Regardless of how well it is measured, all inflation is not created equal. There is a big difference between the driver of consumer inflation and asset inflation. Changes in goods and service prices are ultimately determined over time by the growth or contraction of physical currency in float plus unreserved bank deposits (what Austrians call “checkbook money”). Changes in asset prices are ultimately determined in an over-levered monetary system by changes in the availability of credit. (After all, that’s why they call them financial markets.)
Asset holders benefitted at the time of the 2008 base money inflation because the Fed deposited newly created reserves into the creditor banking system, re-funding banks and by extension their investors, and allowing investment asset prices to rebound. In fact, the growth of the permanent money stock and where it flowed since 2008 explains much about recent returns. The table immediately below shows how markets have performed in nominal terms since the Fed began substantially increasing US base money:
And the table below shows real returns — the nominal performance in the table above deflated for the SGS 1980 CPI, a more accurate measure of goods and service inflation:
According to the BLS, cumulative CPI has risen 3.6% since August 2008. However, the table above succinctly portrays what we believe American investors know intuitively — since 2008 their asset values have not kept pace with accurately calculated goods and service inflation. In other words, US wealth and income has declined materially since 2008 in real terms regardless of popularly-accepted data to the contrary. (We are reminded of the Texas cad who indignantly demanded of his wife when she caught him in flagrante; “are you going to believe me or your lyin’ eyes!”) In short, asset holdings today are broadly perceived as a “savings pool” that will be exchangeable at current relative valuations for consumables tomorrow. This seems a faulty assumption.
US output has been shrinking in real terms too. Since September 2008, cumulative GDP growth deflated for the cumulative SGS 1980 CPI has been -29.86%. This implies the US economy shrunk in real terms by almost 30% since the Lehman bankruptcy. Does such a startling figure resonate with you or do you find it hard to believe? Before you answer, please consider the current value of your consumption and investments in 2008 dollars. The BEA suggests real GDP since then has been +1.8%. This figure does not comport with our sense of output and pricing.
It should not be considered acceptable to be in a profession – as a political economist, policy maker or investor – in which self-delusion has become a necessary requirement for success and perpetuating that delusion is harmful to the broad economy over time. Yes, but the “public good” you say? Ah, but for how long?
As implied, expectations of future inflation in the general economy that drive consumption patterns, (should I consume now or later?), as portrayed by the CPI and PCE deflator, should theoretically correlate most tightly with physical currency in circulation; while expectations for the Dow Jones Industrial Average, home prices, college education costs, etc. (i.e. items sponsored with explicit or implicit leverage), should theoretically correlate most tightly with bank credit dynamics.
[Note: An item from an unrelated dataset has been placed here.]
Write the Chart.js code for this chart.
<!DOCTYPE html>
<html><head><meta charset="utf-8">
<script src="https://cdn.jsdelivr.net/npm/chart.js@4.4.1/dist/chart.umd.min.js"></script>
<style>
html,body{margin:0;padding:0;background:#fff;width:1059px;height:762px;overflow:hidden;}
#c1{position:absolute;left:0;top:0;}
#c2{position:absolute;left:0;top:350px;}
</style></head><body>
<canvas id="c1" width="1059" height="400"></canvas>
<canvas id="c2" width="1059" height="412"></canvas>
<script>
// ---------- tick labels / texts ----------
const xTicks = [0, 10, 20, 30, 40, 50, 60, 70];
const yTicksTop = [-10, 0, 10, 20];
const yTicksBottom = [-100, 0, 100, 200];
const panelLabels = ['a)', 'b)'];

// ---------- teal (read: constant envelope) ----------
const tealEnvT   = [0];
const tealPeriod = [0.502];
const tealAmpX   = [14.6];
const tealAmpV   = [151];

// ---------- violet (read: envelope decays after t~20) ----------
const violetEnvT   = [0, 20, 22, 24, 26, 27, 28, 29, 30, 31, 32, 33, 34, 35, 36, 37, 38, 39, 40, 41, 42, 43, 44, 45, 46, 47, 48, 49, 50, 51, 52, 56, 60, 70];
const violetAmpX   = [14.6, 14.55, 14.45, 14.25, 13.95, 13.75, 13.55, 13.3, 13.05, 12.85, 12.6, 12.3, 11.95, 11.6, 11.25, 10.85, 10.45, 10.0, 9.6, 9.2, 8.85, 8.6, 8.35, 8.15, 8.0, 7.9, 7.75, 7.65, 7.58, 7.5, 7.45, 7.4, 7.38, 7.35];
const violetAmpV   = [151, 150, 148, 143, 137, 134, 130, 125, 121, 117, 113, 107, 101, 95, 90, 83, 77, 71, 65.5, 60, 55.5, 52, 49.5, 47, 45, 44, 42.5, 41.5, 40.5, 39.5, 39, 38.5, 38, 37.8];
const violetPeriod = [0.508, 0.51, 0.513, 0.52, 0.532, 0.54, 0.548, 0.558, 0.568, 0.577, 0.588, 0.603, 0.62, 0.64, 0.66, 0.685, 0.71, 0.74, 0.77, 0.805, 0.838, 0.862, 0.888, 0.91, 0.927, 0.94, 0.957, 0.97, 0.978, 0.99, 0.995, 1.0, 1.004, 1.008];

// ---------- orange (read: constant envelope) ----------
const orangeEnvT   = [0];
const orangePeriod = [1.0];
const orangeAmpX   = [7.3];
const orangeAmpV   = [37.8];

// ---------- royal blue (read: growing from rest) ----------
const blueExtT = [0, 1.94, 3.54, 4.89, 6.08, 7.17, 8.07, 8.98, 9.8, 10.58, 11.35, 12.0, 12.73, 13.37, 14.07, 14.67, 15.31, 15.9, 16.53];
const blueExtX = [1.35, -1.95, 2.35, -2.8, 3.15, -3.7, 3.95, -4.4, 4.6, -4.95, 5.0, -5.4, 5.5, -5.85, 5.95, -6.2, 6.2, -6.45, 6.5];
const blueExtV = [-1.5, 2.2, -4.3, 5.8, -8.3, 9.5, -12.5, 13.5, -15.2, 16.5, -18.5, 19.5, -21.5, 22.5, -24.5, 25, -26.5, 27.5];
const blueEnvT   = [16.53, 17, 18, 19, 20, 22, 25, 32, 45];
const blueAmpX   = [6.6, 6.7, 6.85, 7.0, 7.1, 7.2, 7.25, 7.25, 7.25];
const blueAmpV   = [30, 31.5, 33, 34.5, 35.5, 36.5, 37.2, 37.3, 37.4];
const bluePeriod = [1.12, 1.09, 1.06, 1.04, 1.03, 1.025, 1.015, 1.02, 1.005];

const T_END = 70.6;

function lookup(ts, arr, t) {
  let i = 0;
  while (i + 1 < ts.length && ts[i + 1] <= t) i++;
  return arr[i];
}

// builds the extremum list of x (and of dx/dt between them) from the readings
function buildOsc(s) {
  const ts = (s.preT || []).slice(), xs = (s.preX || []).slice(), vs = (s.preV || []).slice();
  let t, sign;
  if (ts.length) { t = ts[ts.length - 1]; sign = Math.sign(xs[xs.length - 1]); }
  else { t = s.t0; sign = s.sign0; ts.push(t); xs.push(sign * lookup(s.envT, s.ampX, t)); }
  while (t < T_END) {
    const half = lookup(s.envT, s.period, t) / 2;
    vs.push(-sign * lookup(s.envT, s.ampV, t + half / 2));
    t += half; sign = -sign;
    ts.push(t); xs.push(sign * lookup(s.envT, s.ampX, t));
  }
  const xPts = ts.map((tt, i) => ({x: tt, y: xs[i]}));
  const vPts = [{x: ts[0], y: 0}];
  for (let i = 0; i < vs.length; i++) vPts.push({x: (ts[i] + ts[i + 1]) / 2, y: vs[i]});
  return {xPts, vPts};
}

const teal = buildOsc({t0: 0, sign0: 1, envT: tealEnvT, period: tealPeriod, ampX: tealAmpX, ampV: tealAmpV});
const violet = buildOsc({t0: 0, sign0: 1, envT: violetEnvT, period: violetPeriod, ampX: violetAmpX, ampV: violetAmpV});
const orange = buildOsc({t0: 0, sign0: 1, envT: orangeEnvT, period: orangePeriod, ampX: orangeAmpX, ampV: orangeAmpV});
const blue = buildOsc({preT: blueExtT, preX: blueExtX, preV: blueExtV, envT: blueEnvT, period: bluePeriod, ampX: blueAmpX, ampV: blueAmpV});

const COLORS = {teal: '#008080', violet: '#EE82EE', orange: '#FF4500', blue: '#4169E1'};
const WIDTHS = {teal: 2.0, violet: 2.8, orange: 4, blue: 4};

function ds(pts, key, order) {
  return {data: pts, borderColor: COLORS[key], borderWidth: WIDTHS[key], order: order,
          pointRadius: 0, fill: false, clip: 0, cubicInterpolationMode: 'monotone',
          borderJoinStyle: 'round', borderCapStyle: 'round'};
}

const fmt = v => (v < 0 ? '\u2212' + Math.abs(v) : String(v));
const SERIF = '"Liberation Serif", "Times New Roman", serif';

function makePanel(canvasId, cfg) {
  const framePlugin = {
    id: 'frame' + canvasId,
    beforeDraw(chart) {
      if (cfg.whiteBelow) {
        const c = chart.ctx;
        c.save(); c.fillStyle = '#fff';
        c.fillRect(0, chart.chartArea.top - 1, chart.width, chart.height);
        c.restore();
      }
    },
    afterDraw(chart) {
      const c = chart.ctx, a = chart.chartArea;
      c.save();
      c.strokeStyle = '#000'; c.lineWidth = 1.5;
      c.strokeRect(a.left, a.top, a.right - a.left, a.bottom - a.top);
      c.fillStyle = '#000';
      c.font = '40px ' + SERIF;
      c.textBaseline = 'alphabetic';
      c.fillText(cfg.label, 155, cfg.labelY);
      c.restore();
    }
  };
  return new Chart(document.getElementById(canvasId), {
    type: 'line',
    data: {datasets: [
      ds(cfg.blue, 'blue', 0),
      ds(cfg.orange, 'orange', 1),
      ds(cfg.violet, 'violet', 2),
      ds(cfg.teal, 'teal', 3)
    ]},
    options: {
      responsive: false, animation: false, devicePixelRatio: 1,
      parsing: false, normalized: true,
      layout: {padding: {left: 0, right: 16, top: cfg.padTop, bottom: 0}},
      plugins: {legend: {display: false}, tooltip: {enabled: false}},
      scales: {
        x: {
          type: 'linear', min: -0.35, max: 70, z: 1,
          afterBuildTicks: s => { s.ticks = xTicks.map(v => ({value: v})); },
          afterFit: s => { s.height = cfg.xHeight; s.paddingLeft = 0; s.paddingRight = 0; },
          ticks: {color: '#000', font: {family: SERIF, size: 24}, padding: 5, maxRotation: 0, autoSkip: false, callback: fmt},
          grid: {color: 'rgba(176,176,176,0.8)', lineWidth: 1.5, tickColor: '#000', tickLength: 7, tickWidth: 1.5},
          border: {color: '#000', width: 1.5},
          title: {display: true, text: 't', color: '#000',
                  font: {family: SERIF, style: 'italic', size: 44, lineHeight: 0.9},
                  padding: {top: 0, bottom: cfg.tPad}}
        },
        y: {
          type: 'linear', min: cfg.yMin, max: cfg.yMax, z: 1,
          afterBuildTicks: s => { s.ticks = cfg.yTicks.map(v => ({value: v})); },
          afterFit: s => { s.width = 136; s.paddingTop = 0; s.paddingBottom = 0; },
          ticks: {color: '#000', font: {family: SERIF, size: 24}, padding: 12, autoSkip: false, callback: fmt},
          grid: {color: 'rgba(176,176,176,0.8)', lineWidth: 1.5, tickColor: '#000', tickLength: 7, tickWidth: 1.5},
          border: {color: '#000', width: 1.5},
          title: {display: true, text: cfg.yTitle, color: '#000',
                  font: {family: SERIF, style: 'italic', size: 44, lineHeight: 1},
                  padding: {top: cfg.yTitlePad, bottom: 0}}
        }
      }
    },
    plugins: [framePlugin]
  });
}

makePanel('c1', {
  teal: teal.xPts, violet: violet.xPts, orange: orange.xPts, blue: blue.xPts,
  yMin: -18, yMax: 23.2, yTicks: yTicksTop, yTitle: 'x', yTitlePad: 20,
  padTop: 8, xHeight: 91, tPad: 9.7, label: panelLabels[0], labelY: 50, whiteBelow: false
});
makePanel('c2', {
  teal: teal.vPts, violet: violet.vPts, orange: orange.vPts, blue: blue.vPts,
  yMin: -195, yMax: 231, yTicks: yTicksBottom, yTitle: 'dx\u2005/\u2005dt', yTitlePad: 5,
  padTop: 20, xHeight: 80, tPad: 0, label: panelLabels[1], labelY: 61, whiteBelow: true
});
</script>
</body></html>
Further, we think the common notion that prices of goods, services and assets are solely determined by a rise or fall in aggregate demand should be summarily dismissed in today’s environment. While it is true that increasing demand for goods, services and assets correlated with steady price increases from 1945 to 1971, it seems more accurate to attribute that dependable glide path to the forces behind it. Production and consumption shifted from the public sector to the private sector after World War II and there was very little private sector leverage at the onset of the peace in 1945. Monetary and credit policy makers after the War could afford to show restraint every now and then while still allowing the economy to grow and eventually recover with new credit accommodation.
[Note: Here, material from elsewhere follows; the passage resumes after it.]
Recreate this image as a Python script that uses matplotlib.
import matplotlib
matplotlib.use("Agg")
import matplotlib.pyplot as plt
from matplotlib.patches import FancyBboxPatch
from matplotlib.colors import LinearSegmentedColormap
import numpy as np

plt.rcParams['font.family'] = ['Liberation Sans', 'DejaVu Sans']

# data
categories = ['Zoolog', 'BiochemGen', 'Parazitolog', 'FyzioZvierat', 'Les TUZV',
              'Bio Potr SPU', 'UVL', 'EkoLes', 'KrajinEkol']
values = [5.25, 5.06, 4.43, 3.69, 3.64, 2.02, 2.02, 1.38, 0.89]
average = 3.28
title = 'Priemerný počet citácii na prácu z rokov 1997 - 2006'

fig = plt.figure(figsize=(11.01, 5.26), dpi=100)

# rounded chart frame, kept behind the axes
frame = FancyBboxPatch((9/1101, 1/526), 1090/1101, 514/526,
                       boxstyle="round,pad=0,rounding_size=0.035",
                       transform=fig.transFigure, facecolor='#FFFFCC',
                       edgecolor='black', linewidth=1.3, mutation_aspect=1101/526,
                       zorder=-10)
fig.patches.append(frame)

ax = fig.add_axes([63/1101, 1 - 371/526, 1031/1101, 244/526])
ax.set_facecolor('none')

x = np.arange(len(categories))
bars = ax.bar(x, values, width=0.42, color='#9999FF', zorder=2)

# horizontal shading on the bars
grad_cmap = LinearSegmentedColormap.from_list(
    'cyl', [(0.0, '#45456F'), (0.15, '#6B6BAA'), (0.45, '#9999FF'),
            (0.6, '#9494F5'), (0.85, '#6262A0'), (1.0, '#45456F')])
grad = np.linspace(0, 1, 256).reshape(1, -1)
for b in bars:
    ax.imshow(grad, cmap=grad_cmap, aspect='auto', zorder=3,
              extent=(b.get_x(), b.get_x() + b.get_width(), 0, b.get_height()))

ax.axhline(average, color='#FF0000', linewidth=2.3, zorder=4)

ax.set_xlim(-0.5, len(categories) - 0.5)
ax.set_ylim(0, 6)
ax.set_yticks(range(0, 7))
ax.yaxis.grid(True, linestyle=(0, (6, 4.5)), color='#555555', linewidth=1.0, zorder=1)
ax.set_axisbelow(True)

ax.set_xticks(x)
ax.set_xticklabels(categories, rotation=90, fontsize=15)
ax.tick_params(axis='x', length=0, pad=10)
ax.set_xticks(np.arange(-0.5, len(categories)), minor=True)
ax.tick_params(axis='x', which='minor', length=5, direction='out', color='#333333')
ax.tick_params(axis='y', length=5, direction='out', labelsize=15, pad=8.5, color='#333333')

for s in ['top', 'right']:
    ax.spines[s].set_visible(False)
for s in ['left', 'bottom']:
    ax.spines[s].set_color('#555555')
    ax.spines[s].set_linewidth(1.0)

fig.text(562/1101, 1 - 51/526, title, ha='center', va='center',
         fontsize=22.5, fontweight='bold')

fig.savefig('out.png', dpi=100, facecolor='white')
It also must be acknowledged that government spending and Fed money creation was hindered by the natural discipline of the gold-exchange standard under Bretton Woods, which greatly curtailed systemic leverage.
Then, as we know, from 1981 to 2006 asset prices rose far more than goods and service prices. A decade after the demise of Bretton Woods in 1973, balance sheets remained comparatively unlevered. Additionally, the baby-boomer bulge in Western populations had incentive to begin saving for retirement. As interest rates began their long descent in 1981, savers gradually moved out on the risk spectrum, investing directly in equity markets, indirectly in derivatives and structured financial products, and finally in levered real estate. Their more speculative actions were further validated along the way in the real economy. Productivity soared, domestically and globally, as new technologies and innovation provided greater efficiencies.
Finally, the fall of communism in the East provided a new, cheap global labor pool almost overnight. Throughout this golden age of investing from 1981 to 2006 there was also a great counter-factual at work: despite enormous productivity gains that would have otherwise greatly reduced prices of goods and services, easy monetary policies in developed economies led to ballooning balance sheets that stabilized the general price level (GPL). Global central banks led by the Fed did not stabilize goods and service prices by restricting credit, which would have tamped down price increases, but by promoting credit to levitate the price level.
For the last thirty years economic policy makers have been in the business of promoting asset prices higher through easy credit. (It seems “stable prices” being the primary objective of all central banks demands they spike the punchbowl rather than take it away?) Within this environment, price increases for goods and services badly lagged price increases of assets bought with unreserved deposits or unreserved bank credit. As asset prices rose, collateral values backing potential consumer credit rose too — a virtuous credit cycle.